Frankreichs Präsident Chirac vertritt Kanzler Schröder zum ersten Mal bei einem EU-Gipfel – und fährt demonstrativ im Audi vor

Von Thomas Gack, Brüssel,

und Sabine Heimgärtner, Paris

Die Frage war demonstrativ auf Deutsch gestellt, aber mit britischer Ironie getränkt: ,,Was, bitte, haben Sie heute als Vertreter der deutschen Regierung für Deutschland getan?" fragte der Brüsseler BBC-Korrespondent den französischen Staatspräsidenten bei der Abschlusspressekonferenz des Europäischen Rats in Brüssel. Dass sich die politische Gipfelfusion zwischen Deutschland und Frankreich bei der Sprache noch nicht vollzogen hat, zeigte die Reaktion von Jacques Chirac. Frankreichs Präsident schaute fragend in die Runde. Er versteht zwar, so erzählen seine Mitarbeiter, einige Worte Deutsch. Die britisch gefärbte Frage war aber offenbar für französische Ohren voller linguistischer Rätsel. Sie musste übersetzt werden.
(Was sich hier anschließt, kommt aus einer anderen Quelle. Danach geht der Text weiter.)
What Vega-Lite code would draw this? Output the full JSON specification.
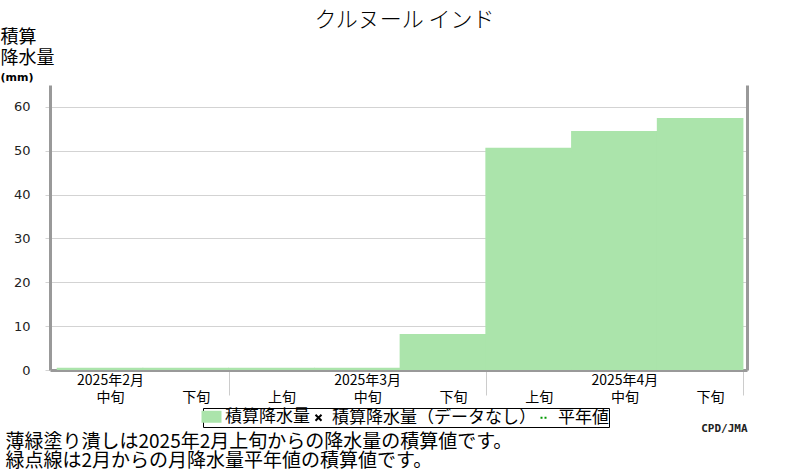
{
  "$schema": "https://vega.github.io/schema/vega-lite/v6.json",
  "width": 697,
  "height": 285,
  "autosize": {"type": "none"},
  "padding": {"left": 50, "top": 85, "right": 53, "bottom": 100},
  "background": "white",
  "title": {
    "text": "クルヌール インド",
    "font": "Noto Sans CJK JP",
    "fontSize": 22,
    "fontWeight": 300,
    "color": "#000000",
    "anchor": "middle",
    "offset": -4,
    "dx": 6
  },
  "data": {
    "values": [
      {"period": "2025年2月 中旬", "series": "積算降水量", "value": 0.5},
      {"period": "2025年2月 下旬", "series": "積算降水量", "value": 0.5},
      {"period": "2025年3月 上旬", "series": "積算降水量", "value": 0.5},
      {"period": "2025年3月 中旬", "series": "積算降水量", "value": 0.5},
      {"period": "2025年3月 下旬", "series": "積算降水量", "value": 8.2},
      {"period": "2025年4月 上旬", "series": "積算降水量", "value": 50.7},
      {"period": "2025年4月 中旬", "series": "積算降水量", "value": 54.5},
      {"period": "2025年4月 下旬", "series": "積算降水量", "value": 57.5}
    ]
  },
  "layer": [
    {
      "mark": {"type": "bar", "width": {"band": 1.01}},
      "encoding": {
        "x": {
          "field": "period",
          "type": "ordinal",
          "sort": null,
          "scale": {"paddingInner": 0, "paddingOuter": 0.065, "align": 0.64},
          "axis": {
            "orient": "bottom",
            "labelExpr": "split(datum.value,' ')[1] == '中旬' ? split(datum.value,' ') : ['', split(datum.value,' ')[1]]",
            "labelAngle": 0,
            "labelFont": "Noto Sans CJK JP",
            "labelFontSize": 14,
            "labelLineHeight": 17,
            "labelOffset": 10,
            "labelPadding": -22,
            "labelBaseline": "top",
            "labelColor": "#000000",
            "ticks": true,
            "tickBand": "extent",
            "tickSize": 25,
            "tickWidth": 1,
            "tickColor": "#cccccc",
            "tickOpacity": {"condition": {"test": "isValid(datum.value) && indexof(datum.value,'下旬') >= 0", "value": 1}, "value": 0},
            "domainColor": "#999999",
            "domainWidth": 3,
            "grid": false,
            "title": "CPD/JMA",
            "titleX": 697,
            "titleY": 52,
            "titleAlign": "right",
            "titleBaseline": "top",
            "titleFont": "DejaVu Sans Mono",
            "titleFontSize": 11,
            "titleFontWeight": "bold",
            "titleColor": "#222222"
          }
        },
        "y": {
          "field": "value",
          "type": "quantitative",
          "scale": {"domain": [0, 65], "nice": false},
          "axis": {
            "orient": "left",
            "values": [0, 10, 20, 30, 40, 50, 60],
            "grid": true,
            "gridColor": "#d3d3d3",
            "tickColor": "#d3d3d3",
            "tickSize": 5,
            "labelPadding": 15,
            "labelFont": "DejaVu Sans",
            "labelFontSize": 13,
            "labelColor": "#222222",
            "domainColor": "#999999",
            "domainWidth": 3,
            "title": ["積算", "降水量"],
            "titleAngle": 0,
            "titleX": -50,
            "titleY": -57,
            "titleAlign": "left",
            "titleBaseline": "top",
            "titleFont": "Noto Sans CJK JP",
            "titleFontSize": 18,
            "titleFontWeight": "normal",
            "titleLineHeight": 21,
            "titleColor": "#000000"
          }
        },
        "color": {
          "field": "series",
          "type": "nominal",
          "scale": {
            "domain": ["積算降水量", "積算降水量（データなし）", "平年値"],
            "range": ["#abe4ab", "#000000", "#009900"]
          },
          "legend": {
            "orient": "none",
            "legendX": 153,
            "legendY": 323,
            "direction": "horizontal",
            "title": null,
            "strokeColor": "#000000",
            "fillColor": "#ffffff",
            "padding": 0,
            "labelFont": "Noto Sans CJK JP",
            "labelFontSize": 17,
            "labelLimit": 400,
            "labelColor": "#000000",
            "labelOffset": 5,
            "columnPadding": -3,
            "symbolSize": 144,
            "encode": {
              "symbols": {
                "update": {
                  "shape": {"signal": "datum.value === '平年値' ? 'stroke' : datum.value === '積算降水量' ? 'M-1,-0.6L1,-0.6L1,0.6L-1,0.6Z' : 'M-1,-1L1,1M-1,1L1,-1'"},
                  "size": {"signal": "datum.value === '積算降水量' ? 400 : datum.value === '平年値' ? 64 : 36"},
                  "fill": {"signal": "datum.value === '積算降水量' ? '#abe4ab' : 'transparent'"},
                  "stroke": {"signal": "datum.value === '積算降水量' ? 'transparent' : datum.value === '平年値' ? '#009900' : '#000000'"},
                  "strokeWidth": {"value": 2},
                  "strokeDash": {"signal": "datum.value === '平年値' ? [2, 2] : []"},
                  "opacity": {"value": 1}
                }
              }
            }
          }
        }
      }
    },
    {
      "mark": {"type": "bar", "opacity": 0},
      "encoding": {
        "x": {
          "field": "period",
          "type": "ordinal",
          "sort": null,
          "axis": {
            "orient": "bottom",
            "domain": false,
            "ticks": false,
            "labels": false,
            "grid": false,
            "title": ["薄緑塗り潰しは2025年2月上旬からの降水量の積算値です。", "緑点線は2月からの月降水量平年値の積算値です。"],
            "titleX": -45,
            "titleY": 62,
            "titleAlign": "left",
            "titleBaseline": "top",
            "titleFont": "Noto Sans CJK JP",
            "titleFontSize": 19,
            "titleFontWeight": "normal",
            "titleLineHeight": 19,
            "titleColor": "#000000"
          }
        },
        "y": {
          "field": "value",
          "type": "quantitative",
          "axis": {
            "orient": "right",
            "domainColor": "#999999",
            "domainWidth": 3,
            "ticks": false,
            "labels": false,
            "grid": false,
            "title": "(mm)",
            "titleAngle": 0,
            "titleX": -747,
            "titleY": -14,
            "titleAlign": "left",
            "titleBaseline": "top",
            "titleFont": "DejaVu Sans",
            "titleFontSize": 11,
            "titleFontWeight": "bold",
            "titleColor": "#000000"
          }
        }
      }
    }
  ],
  "resolve": {"axis": {"x": "independent", "y": "independent"}},
  "config": {"view": {"stroke": null}}
}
Der Chefdolmetscher des Elysée, Edgar Weiser, hatte am Freitag pausenlos zu tun. Erstmals in der Geschichte des Europäischen Rats vertrat Frankreichs Staatspräsident den deutschen Bundeskanzler in der Gipfelrunde. Erstmals hatte Chirac deutsche Diplomaten und Beamte in seinem Gefolge. Und vor dem Ratsgebäude fuhr er im deutschen Audi vor.

Gerhard Schröder und sein Außenminister waren schon am Vorabend abgereist. Sie mussten in Berlin bei der Abstimmung über ihre Reformvorhaben die rot-grüne Koalition zusammenhalten. Dass sie sich in Brüssel durch ihn vertreten ließen, sei ein ,,schönes Zeichen des Vertrauens und der Freundschaft“, sagte Chirac. Könne er einmal nicht anwesend sein, werde er nicht zögern, sich vom deutschen Kanzler vertreten zu lassen.
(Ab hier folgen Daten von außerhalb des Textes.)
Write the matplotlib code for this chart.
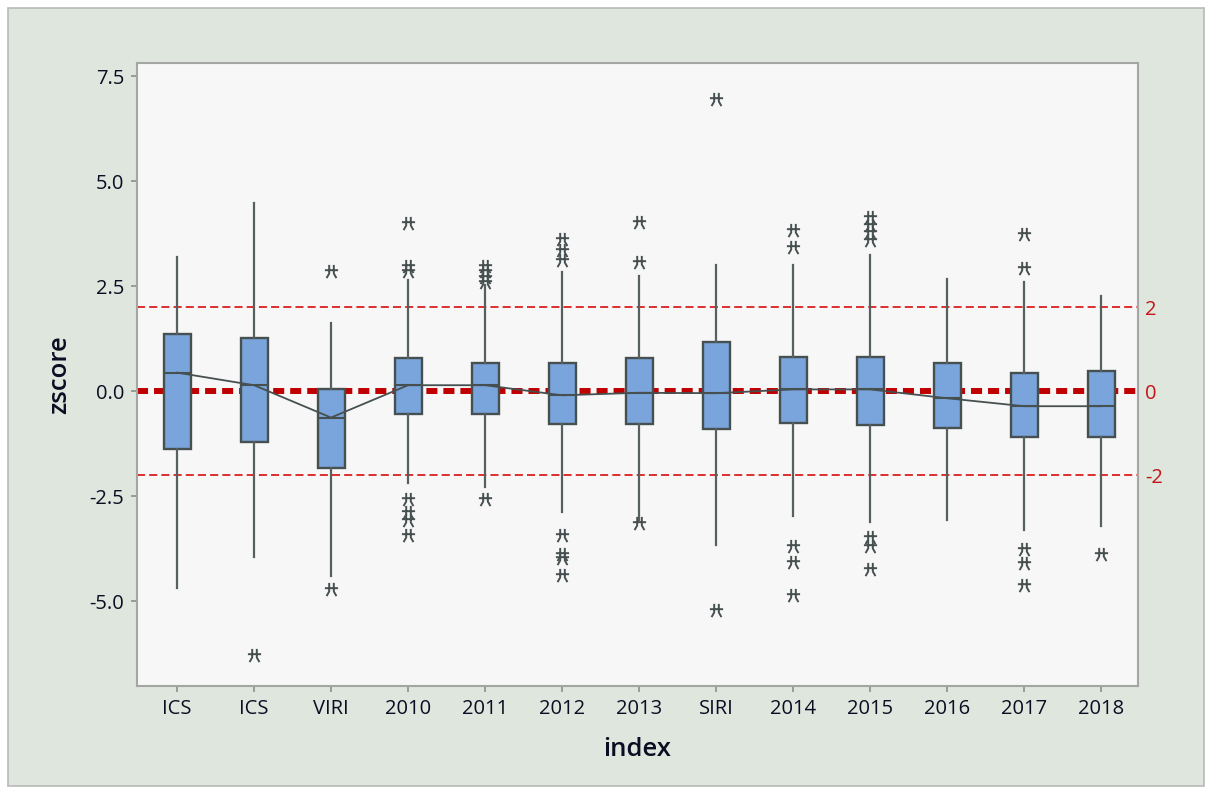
import matplotlib
matplotlib.use("Agg")
import matplotlib.pyplot as plt
from matplotlib.patches import Rectangle
from matplotlib.path import Path
from matplotlib.ticker import FormatStrFormatter
import numpy as np

# ---- data -------------------------------------------------------------
labels = ['ICS', 'ICS', 'VIRI', '2010', '2011', '2012', '2013',
          'SIRI', '2014', '2015', '2016', '2017', '2018']
q1 = [-1.39, -1.20, -1.83, -0.55, -0.55, -0.79, -0.79,
      -0.90, -0.75, -0.81, -0.89, -1.10, -1.10]
medians = [0.44, 0.14, -0.63, 0.14, 0.14, -0.10, -0.04,
           -0.05, 0.04, 0.04, -0.17, -0.36, -0.36]
q3 = [1.37, 1.27, 0.04, 0.78, 0.67, 0.67, 0.78,
      1.16, 0.82, 0.82, 0.67, 0.42, 0.48]
whisker_high = [3.20, 4.47, 1.63, 2.64, 2.52, 2.84, 2.74,
                2.99, 2.99, 3.25, 2.66, 2.60, 2.26]
whisker_low = [-4.68, -3.96, -4.40, -2.18, -2.28, -2.87, -3.07,
               -3.66, -2.98, -3.11, -3.07, -3.31, -3.21]
outliers = [
    [],
    [-6.29],
    [2.86, -4.70],
    [3.99, 2.97, 2.85, -2.56, -2.87, -3.07, -3.43],
    [2.97, 2.85, 2.72, 2.60, -2.56],
    [3.63, 3.36, 3.12, -3.43, -3.88, -3.98, -4.38],
    [4.03, 3.08, -3.15],
    [6.95, -5.20],
    [3.84, 3.42, -3.68, -4.07, -4.85],
    [4.15, 3.95, 3.78, 3.60, -3.47, -3.68, -4.24],
    [],
    [3.75, 2.94, -3.75, -4.10, -4.62],
    [-3.87],
]
ref_center = 0
ref_bounds = [2, -2]

# ---- style --------------------------------------------------------------
plt.rcParams['font.family'] = ['Open Sans', 'DejaVu Sans']
plt.rcParams['axes.unicode_minus'] = False

TEXT = '#0c0c22'
EDGE = '#465050'

# asterisk-like glyph used for outliers
hash_marker = Path(
    [(-0.35, 1.0), (-0.35, -0.3), (-0.75, -1.0),
     (0.35, 1.0), (0.35, -0.3), (0.75, -1.0),
     (-1.0, 0.2), (1.0, 0.2)],
    [Path.MOVETO, Path.LINETO, Path.LINETO,
     Path.MOVETO, Path.LINETO, Path.LINETO,
     Path.MOVETO, Path.LINETO])

W, H = 1209, 794
fig = plt.figure(figsize=(W / 100, H / 100), dpi=100, facecolor='white')
fig.patches.append(Rectangle((8 / W, 8 / H), (1204 - 8) / W, (786 - 8) / H,
                             transform=fig.transFigure, facecolor='#dfe6de',
                             edgecolor='#b7bab7', lw=1.2, zorder=-5))

ax = fig.add_axes([137 / W, 1 - 686 / H, (1138 - 137) / W, (686 - 63) / H])
ax.set_facecolor('#f7f7f7')

positions = np.arange(1, len(labels) + 1)
stats = [dict(label=lab, q1=a, med=m, q3=b, whislo=lo, whishi=hi, fliers=f)
         for lab, a, m, b, lo, hi, f in zip(labels, q1, medians, q3,
                                             whisker_low, whisker_high, outliers)]

# reference lines
ax.axhline(ref_center, color='#c00000', lw=4.3, dashes=(1.85, 1.0), zorder=1)
for v in ref_bounds:
    ax.axhline(v, color='#dc2626', lw=1.35, dashes=(4.3, 2.2), zorder=1)

ax.bxp(stats, positions=positions, widths=0.35, patch_artist=True,
       showcaps=False,
       boxprops=dict(facecolor='#7aa4dc', edgecolor=EDGE, linewidth=1.7),
       whiskerprops=dict(color='#566060', linewidth=1.6),
       medianprops=dict(color=EDGE, linewidth=1.5),
       flierprops=dict(marker=hash_marker, markersize=9.5,
                       markeredgecolor='#465050', markerfacecolor='none',
                       markeredgewidth=1.4, linestyle='none'),
       zorder=3)

# median connect line
ax.plot(positions, medians, color=EDGE, lw=1.3, zorder=4)

ax.set_xlim(0.48, 13.48)
ax.set_ylim(-7.02, 7.81)
ax.set_xticks(positions, labels)
ax.set_yticks([-5.0, -2.5, 0.0, 2.5, 5.0, 7.5])
ax.yaxis.set_major_formatter(FormatStrFormatter('%.1f'))

for s in ax.spines.values():
    s.set_color('#a3a6a3')
    s.set_linewidth(1.5)
ax.tick_params(axis='both', length=4, width=1.2, color='#8c908c',
               labelsize=14.5, labelcolor=TEXT, pad=5)

ax.set_xlabel('index', fontsize=18.5, color=TEXT, fontweight='semibold')
ax.xaxis.set_label_coords(0.5, -0.082)
ax.set_ylabel('zscore', fontsize=18.5, color=TEXT, fontweight='semibold')
ax.yaxis.set_label_coords(-0.065, 0.5)

# secondary scale marking the reference lines
ax2 = ax.twinx()
ax2.set_ylim(ax.get_ylim())
ax2.set_yticks([ref_bounds[1], ref_center, ref_bounds[0]],
               [str(ref_bounds[1]), str(ref_center), str(ref_bounds[0])])
ax2.tick_params(axis='y', length=0, pad=5, labelsize=14.5, labelcolor='#c41414')
for s in ax2.spines.values():
    s.set_visible(False)

fig.savefig('out.png', dpi=100, facecolor='white')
Das ungewöhnliche Zusammenspiel begann schon am frühen Freitagmorgen. Nach dem Treffen der deutschen Spitzendiplomaten, die bei EU-Gipfeln gewöhnlich den Kanzler präparieren, fuhren EU-Botschafter Wilhelm Schönfelder und der europapolitische Kanzlerberater Reinhard Silberberg zu den Franzosen. Dort brachten sie die Wünsche vor, die der Präsident in der Gipfelrunde vertreten sollte.

Er sei ,,gewissermaßen als Sprecher des Bundeskanzlers“ aufgetreten, sagte Chirac am Rande des Treffens. Um den deutsch-französischen Schulterschluss augenscheinlich zu machen, wurde auf Bitten Chiracs ein vierter Sessel in den Sitzungssaal gebracht. Silberberg konnte so an der Seite des französischen Präsidenten den Schlussverhandlungen folgen.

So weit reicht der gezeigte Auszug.